If the story ended there, a shimmering act of courage would have been tainted by a mind-numbing act of stupidity. But the story does not end there. Texas State University Police, realizing that the rescue overshadowed the refusal to comply with the orders to leave the river, dropped the charges against Newman last week.
The police did the right thing finally. Law enforcement officials like to go by the book, but sometimes the real world intrudes. It may be a crime to fail to heed the pleas of emergency personnel, but it is a bigger crime to punish a man for an act of bravery.
This story has heads shaking in disbelief all across Texas.
A little more from The San Marcos Daily Record
Mayor Susan Narvaiz and university President Denise Trauth did not back down from officials' earlier contention that the arrest was legal and proper but said Dave Newman's role in rescuing a tourist warranted charges against him being dropped.
"Mr. Newman was arrested because of his refusal to comply first with pleas, then requests and then orders to leave the river after his rescue of Mr. Duamni," the statement read. "However, Mr. Newman did perform a heroic act, and we believe the proper course of action is to drop the charges."
Newman could have been sentenced to as many as 180 days in jail and fined up to $2,000 if he had been convicted of the class B misdemeanor.
Newman, 48, a corporate airline pilot, could not be reached for comment. In an opinion piece published this week in the Daily Record, Newman said he chose saving Duamni's life over following police orders to clear the area for emergency workers.
"I feel that I made a correct decision to momentarily delay complying with police directives, in order to make one more dive into the underwater cavity where Mr. Aved Duamni had been trapped for over 10 minutes," Newman wrote.
"... I was overwhelmed with astonishment when I surfaced to find him alive and well, and clinging to a handhold on the wall there in the turbulent water. I was also amazed that the police subsequently arrested me and took me to jail."

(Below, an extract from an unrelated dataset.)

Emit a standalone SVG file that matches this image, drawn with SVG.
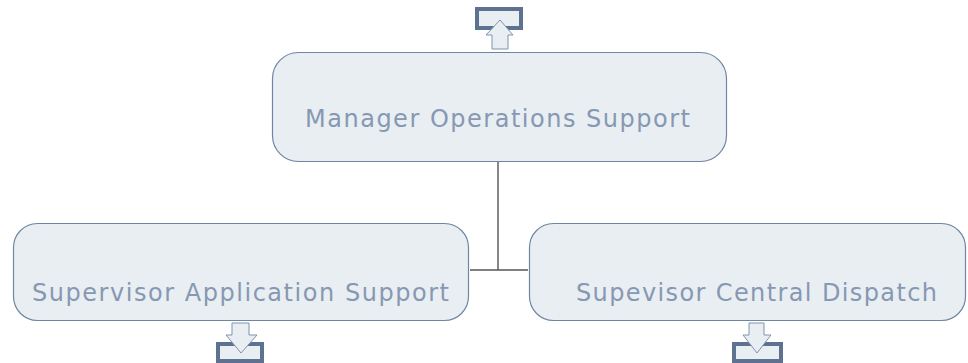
<svg xmlns="http://www.w3.org/2000/svg" width="968" height="363" viewBox="0 0 968 363">
<style>
.box{fill:#E9EEF2;stroke:#6F85A3;stroke-width:1.2}
.lbl{font-family:"DejaVu Sans","Verdana",sans-serif;font-size:24px;fill:#8698B2}
.tray{fill:#E9EEF2;stroke:#5D7291;stroke-width:4}
.arr{fill:#E9EEF2;stroke:#7F93AE;stroke-width:1}
.conn{fill:none;stroke:#555;stroke-width:1.4}
</style>
<rect width="968" height="363" fill="#fff"/>
<g id="connectors">
<path class="conn" d="M498,162 V270 M470,270 H528"/>
</g>
<g id="manager">
<rect class="tray" x="477" y="9" width="44" height="19"/>
<path class="arr" d="M500,20 L513,35 L508,35 L508,49 L492,49 L492,35 L486,35 Z"/>
<rect class="box" x="272.5" y="52.5" width="454" height="109" rx="26"/>
<text class="lbl" x="305" y="127" textLength="385" lengthAdjust="spacing">Manager Operations Support</text>
</g>
<g id="app-support">
<rect class="box" x="13.5" y="223.5" width="455" height="97" rx="24"/>
<text class="lbl" x="32" y="301" textLength="417" lengthAdjust="spacing">Supervisor Application Support</text>
<rect class="tray" x="218" y="344" width="44" height="17"/>
<path class="arr" d="M232,323 L249,323 L249,335 L257,335 L241,353 L226,335 L232,335 Z"/>
</g>
<g id="central-dispatch">
<rect class="box" x="529.5" y="223.5" width="436" height="97" rx="24"/>
<text class="lbl" x="576" y="301" textLength="361" lengthAdjust="spacing">Supevisor Central Dispatch</text>
<rect class="tray" x="734" y="344" width="47" height="17"/>
<path class="arr" d="M749,323 L764,323 L764,335 L771,335 L757,353 L743,335 L749,335 Z"/>
</g>
</svg>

Earlier stories say bystanders became extremely upset with the police . . . in this instance . . . rightly so.
This guy's a righteous dude in my book. I'd would of jumped right in with him. Not being familiar with this area, any possiblilty that because this was a University department, their administraion was a little more srewed up than you're average PD?
That's a given.
Yep. Texas State University, formerly Southwest Texas State University, formerly Southwest Texas State Teachers College . . . Lydon Johnson's alma mater.
So that's why I couldn't link to it . . . you were hamming up the works! :-)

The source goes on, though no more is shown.